New research: Shroud of Turin bears blood of a torture victim
Shroud of Turin featuring positive (L) and negative (R) digital filters. Credit: Dianelos Georgoudis via Wikimedia Commons. |
Turin, Italy, Jul 14, 2017 / 02:30 am (CNA/EWTN News).-
New research indicates that the Shroud of Turin shows signs of blood from a
torture victim, and undermines arguments that the reputed burial shroud of
Jesus Christ was painted.
Very small particles attached to the linen fibers of the
shroud “have recorded a scenario of great suffering, whose victim was wrapped
up in the funeral cloth,” said Elvio Carlino, a researcher at the Institute of
Crystallography.
These particles, called “nanoparticles,” had a “peculiar
structure, size and distribution,” said University of Padua professor Giulio
Fanti.
And the nanoparticles are not typical of the blood of a
healthy person. Rather, they show high levels of substances called creatinine
and ferritin, found in patients who suffer forceful multiple traumas like
torture.
“Hence, the presence of these biological nanoparticles found
during our experiments point to a violent death for the man wrapped in the
Turin Shroud,” Fanti said.
The shroud’s latest researchers published their findings and
measurements in the U.S. open-access peer-reviewed journal PlosOne, in an
article titled “New Biological Evidence from Atomic Resolution Studies on the
Turin Shroud,” the Turin-based newspaper La Stampa’s Vatican Insider reports.
The findings contradict claims that the shroud is a painted
object – claims which are common among those who suggest it is a medieval
forgery.

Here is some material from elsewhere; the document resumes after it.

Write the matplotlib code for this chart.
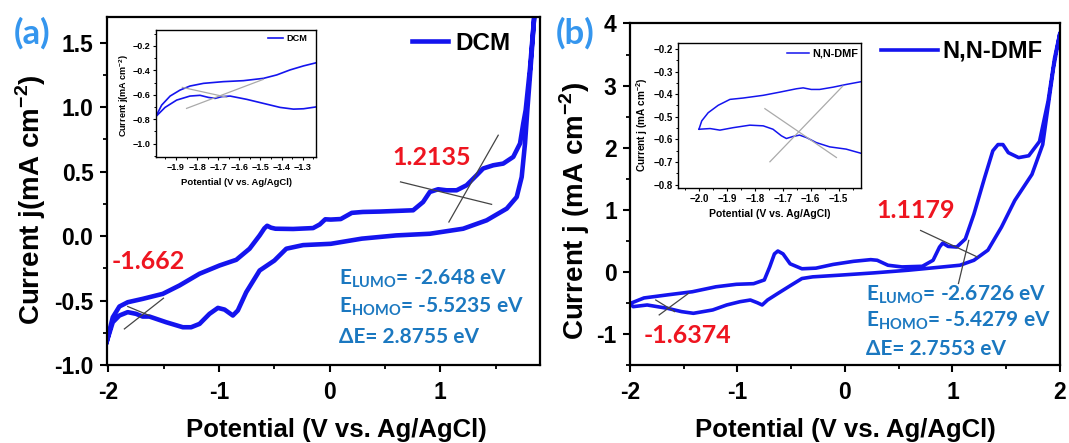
import matplotlib
matplotlib.use('Agg')
import matplotlib.pyplot as plt
from matplotlib.ticker import MultipleLocator

# ---- (a) DCM : anodic branch then cathodic branch ----
dcm_x_fwd = [-2.015, -1.96, -1.90, -1.825, -1.69, -1.508, -1.357, -1.176, -0.995, -0.844,
             -0.724, -0.633, -0.59, -0.565, -0.53, -0.49, -0.33, -0.15, -0.09, -0.04,
             0.01, 0.1, 0.2, 0.3, 0.452, 0.754, 0.844, 0.905, 0.98, 1.056,
             1.147, 1.237, 1.328, 1.387, 1.478, 1.568, 1.659, 1.72, 1.749, 1.771,
             1.81, 1.85]
dcm_j_fwd = [-0.82, -0.63, -0.546, -0.513, -0.487, -0.448, -0.383, -0.292, -0.228, -0.184,
             -0.098, 0.005, 0.06, 0.08, 0.065, 0.057, 0.055, 0.062, 0.09, 0.13,
             0.128, 0.132, 0.18, 0.187, 0.19, 0.2, 0.264, 0.342, 0.363, 0.355,
             0.355, 0.394, 0.472, 0.524, 0.549, 0.562, 0.614, 0.718, 0.873, 0.977,
             1.3, 1.72]
dcm_x_rev = [1.85, 1.815, 1.786, 1.765, 1.735, 1.69, 1.6, 1.418, 1.206, 0.905,
             0.6, 0.29, 0.01, -0.24, -0.392, -0.5, -0.633, -0.754, -0.83, -0.875,
             -0.95, -1.01, -1.086, -1.176, -1.252, -1.327, -1.478, -1.629, -1.69, -1.75,
             -1.825, -1.90, -1.96, -2.015]
dcm_j_rev = [1.72, 1.3, 0.977, 0.718, 0.458, 0.303, 0.213, 0.122, 0.057, 0.018,
             0.005, -0.02, -0.06, -0.07, -0.098, -0.19, -0.267, -0.435, -0.577, -0.616,
             -0.57, -0.557, -0.603, -0.681, -0.707, -0.707, -0.668, -0.624, -0.624, -0.603,
             -0.59, -0.616, -0.668, -0.82]
dcm_tangents = [([0.64, 1.463], [0.42, 0.246]), ([1.077, 1.523], [0.109, 0.782]),
                ([-1.855, -1.502], [-0.72, -0.482]), ([-1.825, -1.629], [-0.546, -0.616])]

# inset (a)
dcm_in_x_up = [-1.996, -1.968, -1.928, -1.881, -1.834, -1.77, -1.676, -1.581, -1.486, -1.423,
               -1.36, -1.296, -1.233]
dcm_in_j_up = [-0.78, -0.685, -0.611, -0.562, -0.529, -0.507, -0.493, -0.485, -0.466, -0.438,
               -0.397, -0.364, -0.337]
dcm_in_x_lo = [-1.996, -1.952, -1.897, -1.834, -1.786, -1.747, -1.715, -1.684, -1.644, -1.565,
               -1.486, -1.407, -1.344, -1.296, -1.233]
dcm_in_j_lo = [-0.78, -0.704, -0.644, -0.611, -0.605, -0.622, -0.63, -0.616, -0.611, -0.638,
               -0.671, -0.704, -0.718, -0.715, -0.699]
dcm_in_tangents = [([-1.85, -1.486], [-0.712, -0.474]), ([-1.87, -1.66], [-0.54, -0.62])]

# ---- (b) N,N-DMF ----
dmf_x_fwd = [-2.0, -1.87, -1.65, -1.42, -1.2, -1.01, -0.85, -0.75, -0.70, -0.656,
             -0.624, -0.576, -0.51, -0.4, -0.27, -0.11, 0.08, 0.24, 0.3, 0.4,
             0.53, 0.72, 0.82, 0.88, 0.91, 0.96, 1.04, 1.12, 1.2, 1.3,
             1.376, 1.424, 1.47, 1.52, 1.616, 1.71, 1.81, 1.89, 1.95, 2.0]
dmf_j_fwd = [-0.51, -0.42, -0.37, -0.32, -0.24, -0.2, -0.19, -0.13, 0.08, 0.29,
             0.336, 0.29, 0.13, 0.05, 0.06, 0.12, 0.17, 0.197, 0.187, 0.107,
             0.08, 0.09, 0.187, 0.4, 0.464, 0.41, 0.4, 0.53, 0.93, 1.52,
             1.95, 2.05, 2.05, 1.92, 1.84, 1.87, 2.1, 2.75, 3.44, 3.85]
dmf_x_rev = [2.0, 1.94, 1.84, 1.74, 1.58, 1.456, 1.33, 1.2, 1.07, 0.91,
             0.59, 0.27, -0.05, -0.3, -0.4, -0.5, -0.624, -0.72, -0.77, -0.816,
             -0.88, -0.976, -1.1, -1.23, -1.41, -1.52, -1.65, -1.84, -1.97, -2.0]
dmf_j_rev = [3.85, 3.28, 2.05, 1.57, 1.15, 0.72, 0.35, 0.187, 0.107, 0.08,
             0.027, -0.016, -0.053, -0.08, -0.107, -0.213, -0.347, -0.453, -0.533, -0.496,
             -0.453, -0.48, -0.533, -0.613, -0.667, -0.64, -0.587, -0.533, -0.56, -0.51]
dmf_tangents = [([0.704, 1.232], [0.667, 0.24]), ([1.056, 1.152], [-0.187, 0.507]),
                ([-1.76, -1.584], [-0.453, -0.64]), ([-1.728, -1.456], [-0.693, -0.347])]

# inset (b)
dmf_in_x_up = [-2.0, -1.99, -1.967, -1.931, -1.889, -1.842, -1.77, -1.711, -1.651, -1.627,
               -1.598, -1.568, -1.52, -1.473, -1.421]
dmf_in_j_up = [-0.555, -0.518, -0.482, -0.449, -0.423, -0.417, -0.405, -0.391, -0.376, -0.372,
               -0.379, -0.379, -0.369, -0.357, -0.345]
dmf_in_x_lo = [-2.0, -1.96, -1.925, -1.877, -1.818, -1.77, -1.735, -1.705, -1.687, -1.663,
               -1.64, -1.615, -1.58, -1.532, -1.473, -1.421]
dmf_in_j_lo = [-0.555, -0.552, -0.559, -0.548, -0.537, -0.54, -0.555, -0.584, -0.596, -0.587,
               -0.581, -0.592, -0.614, -0.633, -0.643, -0.661]
dmf_in_tangents = [([-1.764, -1.508], [-0.464, -0.68]), ([-1.746, -1.485], [-0.699, -0.364])]

LINE = '#1414EE'
RED = '#EE1520'
BLUE_TXT = '#1B78C0'
LABEL_BLUE = '#3596EE'

plt.rcParams['font.family'] = 'Liberation Sans'
plt.rcParams['font.weight'] = 'bold'
plt.rcParams['axes.labelweight'] = 'bold'
plt.rcParams['mathtext.fontset'] = 'custom'
plt.rcParams['mathtext.rm'] = 'Liberation Sans:bold'
plt.rcParams['mathtext.bf'] = 'Liberation Sans:bold'
plt.rcParams['mathtext.sf'] = 'Lato:bold'

fig = plt.figure(figsize=(10.69, 4.43), dpi=100)
ax_a = fig.add_axes([0.0998, 0.176, 0.4053, 0.786])
ax_b = fig.add_axes([0.5893, 0.176, 0.4022, 0.771])
in_a = fig.add_axes([0.1459, 0.6456, 0.1501, 0.2867])
in_b = fig.add_axes([0.6345, 0.5756, 0.1709, 0.3266])


def style_main(ax):
    for s in ax.spines.values():
        s.set_linewidth(1.6)
    ax.tick_params(which='major', direction='out', length=5, width=1.5, labelsize=16.5, pad=4.5)
    ax.tick_params(axis='x', which='major', pad=6.5)
    ax.tick_params(which='minor', direction='out', length=3, width=1.3)
    for lab in ax.get_xticklabels() + ax.get_yticklabels():
        lab.set_fontweight('bold')


def style_inset(ax, size):
    for s in ax.spines.values():
        s.set_linewidth(1.0)
    ax.tick_params(which='major', direction='out', length=2.5, width=0.8, pad=1.5, labelsize=size)
    ax.tick_params(which='minor', direction='out', length=1.5, width=0.7)
    for lab in ax.get_xticklabels() + ax.get_yticklabels():
        lab.set_fontweight('bold')


# ---------- panel (a) ----------
ax = ax_a
ax.plot(dcm_x_fwd + dcm_x_rev, dcm_j_fwd + dcm_j_rev, color=LINE, lw=3.3,
        solid_joinstyle='round', label='DCM')
for tx, ty in dcm_tangents:
    ax.plot(tx, ty, color='#444444', lw=0.9)
ax.set_xlim(-2.015, 1.9)
ax.set_ylim(-1.0, 1.7)
ax.xaxis.set_minor_locator(MultipleLocator(0.5))
ax.yaxis.set_minor_locator(MultipleLocator(0.25))
ax.set_yticks([-1.0, -0.5, 0.0, 0.5, 1.0, 1.5])
ax.set_yticklabels(['-1.0', '-0.5', '0.0', '0.5', '1.0', '1.5'])
ax.set_xticks([-2, -1, 0, 1])
ax.set_xticklabels(['-2', '-1', '0', '1'])
style_main(ax)
ax.set_xlabel('Potential (V vs. Ag/AgCl)', fontsize=18.5, va='center')
ax.xaxis.set_label_coords(0.53, -0.186)
ax.set_ylabel('Current j(mA cm$^{-2}$)', fontsize=20, va='center')
ax.yaxis.set_label_coords(-0.175, 0.476)
ax.legend(loc='center left', bbox_to_anchor=(0.704, 0.924), frameon=False,
          borderpad=0, borderaxespad=0, handlelength=1.49, handletextpad=0.3,
          prop={'family': 'Liberation Sans', 'weight': 'bold', 'size': 17.5})
ax.text(0.92, 0.606, '1.2135', color=RED, fontsize=18, family='Lato',
        weight='bold', ha='center', va='center')
ax.text(-1.635, -0.197, '-1.662', color=RED, fontsize=18, family='Lato',
        weight='bold', ha='center', va='center')
ax.text(0.084, -0.33, r'E$_{\mathsf{LUMO}}$= -2.648 eV', color=BLUE_TXT, fontsize=15,
        family=['Lato', 'DejaVu Sans'], weight='bold', va='center')
ax.text(0.084, -0.55, r'E$_{\mathsf{HOMO}}$= -5.5235 eV', color=BLUE_TXT, fontsize=15,
        family=['Lato', 'DejaVu Sans'], weight='bold', va='center')
ax.text(0.084, -0.78, '\u0394E= 2.8755 eV', color=BLUE_TXT, fontsize=15,
        family=['Lato', 'DejaVu Sans'], weight='bold', va='center')

# inset (a)
ax = in_a
ax.plot(dcm_in_x_up, dcm_in_j_up, color=LINE, lw=1.2, label='DCM')
ax.plot(dcm_in_x_lo, dcm_in_j_lo, color=LINE, lw=1.2)
for tx, ty in dcm_in_tangents:
    ax.plot(tx, ty, color='#AAAAAA', lw=0.9)
ax.set_xlim(-1.995, -1.235)
ax.set_ylim(-1.11, -0.07)
ax.set_xticks([-1.9, -1.8, -1.7, -1.6, -1.5, -1.4, -1.3])
ax.xaxis.set_minor_locator(MultipleLocator(0.05))
ax.set_yticks([-1.0, -0.8, -0.6, -0.4, -0.2])
ax.yaxis.set_minor_locator(MultipleLocator(0.1))
style_inset(ax, 6.5)
ax.set_xlabel('Potential (V vs. Ag/AgCl)', fontsize=6.8, va='center')
ax.xaxis.set_label_coords(0.5, -0.2)
ax.set_ylabel('Current j(mA cm$^{-2}$)', fontsize=6.5, va='center')
ax.yaxis.set_label_coords(-0.2, 0.48)
ax.legend(loc='center left', bbox_to_anchor=(0.698, 0.935), frameon=False,
          borderpad=0, borderaxespad=0, handlelength=1.63, handletextpad=0.33,
          prop={'family': 'Liberation Sans', 'weight': 'bold', 'size': 6.6})

# ---------- panel (b) ----------
ax = ax_b
ax.plot(dmf_x_fwd + dmf_x_rev, dmf_j_fwd + dmf_j_rev, color=LINE, lw=2.6,
        solid_joinstyle='round', label='N,N-DMF')
for tx, ty in dmf_tangents:
    ax.plot(tx, ty, color='#444444', lw=0.9)
ax.set_xlim(-2.0, 2.0)
ax.set_ylim(-1.5, 4.0)
ax.xaxis.set_minor_locator(MultipleLocator(0.5))
ax.yaxis.set_minor_locator(MultipleLocator(0.5))
ax.set_xticks([-2, -1, 0, 1, 2])
ax.set_xticklabels(['-2', '-1', '0', '1', '2'])
ax.set_yticks([-1, 0, 1, 2, 3, 4])
ax.set_yticklabels(['-1', '0', '1', '2', '3', '4'])
style_main(ax)
ax.set_xlabel('Potential (V vs. Ag/AgCl)', fontsize=18.5, va='center')
ax.xaxis.set_label_coords(0.5, -0.19)
ax.set_ylabel('Current j (mA cm$^{-2}$)', fontsize=20, va='center')
ax.yaxis.set_label_coords(-0.128, 0.45)
ax.legend(loc='center left', bbox_to_anchor=(0.585, 0.918), frameon=False,
          borderpad=0, borderaxespad=0, handlelength=2.4, handletextpad=0.2,
          prop={'family': 'Liberation Sans', 'weight': 'bold', 'size': 17})
ax.text(0.66, 0.995, '1.1179', color=RED, fontsize=18, family='Lato',
        weight='bold', ha='center', va='center')
ax.text(-1.467, -1.03, '-1.6374', color=RED, fontsize=18, family='Lato',
        weight='bold', ha='center', va='center')
ax.text(0.196, -0.363, r'E$_{\mathsf{LUMO}}$= -2.6726 eV', color=BLUE_TXT, fontsize=15,
        family=['Lato', 'DejaVu Sans'], weight='bold', va='center')
ax.text(0.196, -0.79, r'E$_{\mathsf{HOMO}}$= -5.4279 eV', color=BLUE_TXT, fontsize=15,
        family=['Lato', 'DejaVu Sans'], weight='bold', va='center')
ax.text(0.196, -1.24, '\u0394E= 2.7553 eV', color=BLUE_TXT, fontsize=15,
        family=['Lato', 'DejaVu Sans'], weight='bold', va='center')

# inset (b)
ax = in_b
ax.plot(dmf_in_x_up, dmf_in_j_up, color=LINE, lw=1.1, label='N,N-DMF')
ax.plot(dmf_in_x_lo, dmf_in_j_lo, color=LINE, lw=1.1)
for tx, ty in dmf_in_tangents:
    ax.plot(tx, ty, color='#AAAAAA', lw=0.9)
ax.set_xlim(-2.074, -1.42)
ax.set_ylim(-0.815, -0.175)
ax.set_xticks([-2.0, -1.9, -1.8, -1.7, -1.6, -1.5])
ax.xaxis.set_minor_locator(MultipleLocator(0.05))
ax.set_yticks([-0.8, -0.7, -0.6, -0.5, -0.4, -0.3, -0.2])
ax.yaxis.set_minor_locator(MultipleLocator(0.05))
style_inset(ax, 7.0)
ax.set_xlabel('Potential (V vs. Ag/AgCl)', fontsize=7.5, va='center')
ax.xaxis.set_label_coords(0.5, -0.18)
ax.set_ylabel('Current j (mA cm$^{-2}$)', fontsize=7.2, va='center')
ax.yaxis.set_label_coords(-0.2, 0.435)
ax.legend(loc='center left', bbox_to_anchor=(0.593, 0.931), frameon=False,
          borderpad=0, borderaxespad=0, handlelength=2.1, handletextpad=0.24,
          prop={'family': 'Liberation Sans', 'weight': 'bold', 'size': 7.8})

# panel letters
fig.text(0.0296, 0.925, '(a)', color=LABEL_BLUE, fontsize=25, family='Lato',
         weight='bold', ha='center', va='center')
fig.text(0.538, 0.925, '(b)', color=LABEL_BLUE, fontsize=25, family='Lato',
         weight='bold', ha='center', va='center')

fig.savefig('out.png', dpi=100)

The characteristics of these particles “cannot be artifacts made over
the centuries on the fabric of the Shroud,” Fanti said.
Among the most well-known relics believed to be connected
with Jesus Christ’s Passion, the Shroud of Turin has been venerated for
centuries by Christians as the burial shroud of Jesus. It has been subject to
intense scientific study to ascertain its authenticity, and the origins of the
image.
Appearing on the 14-foot long, three-and-a-half foot wide
cloth a faintly stained postmortem image of a man – front and back – who has
been brutally tortured and crucified. The image becomes clear in a haunting
photo negative.
The study of particles took place on the nanoscale – ranging
from one to 100 nanometers. A nanometer is one billionth the length of a meter.
“These findings could only be revealed by the methods
recently developed in the field of electron microscopy,” said Carlino. He said
the research marked the first study of “the nanoscale properties of a pristine
fiber taken from the Turin Shroud.”
Researchers drew on experimental evidence of atomic
resolution studies and recent medical studies on patients who suffered multiple
acts of trauma and torture.
The research was carried out by the Instituo Officia dei
Materiali in Trieste and the Institute of Crystallography in Bari, both under
Italy’s National Research Council, as well as the University of Padua’s
Department of Industrial Engineering.
Vatican Insider said the research confirms the hypotheses of
previous investigations, like that of biochemist Alan Adler in the 1990s.
The Catholic Church has not taken an official position on
the relic’s authenticity. The shroud is presently housed at Turin’s St. John
the Baptist Cathedral. During his June 21, 2015 visit to the cathedral, Pope
Francis prayed before it.
“The Shroud attracts (us) toward the martyred face and body
of Jesus,” he said in a noontime Angelus address at a Turin plaza. “At the same
time, it pushes (us) toward the face of every suffering and unjustly persecuted
person. It pushes us in the same direction as the gift of Jesus’ love.”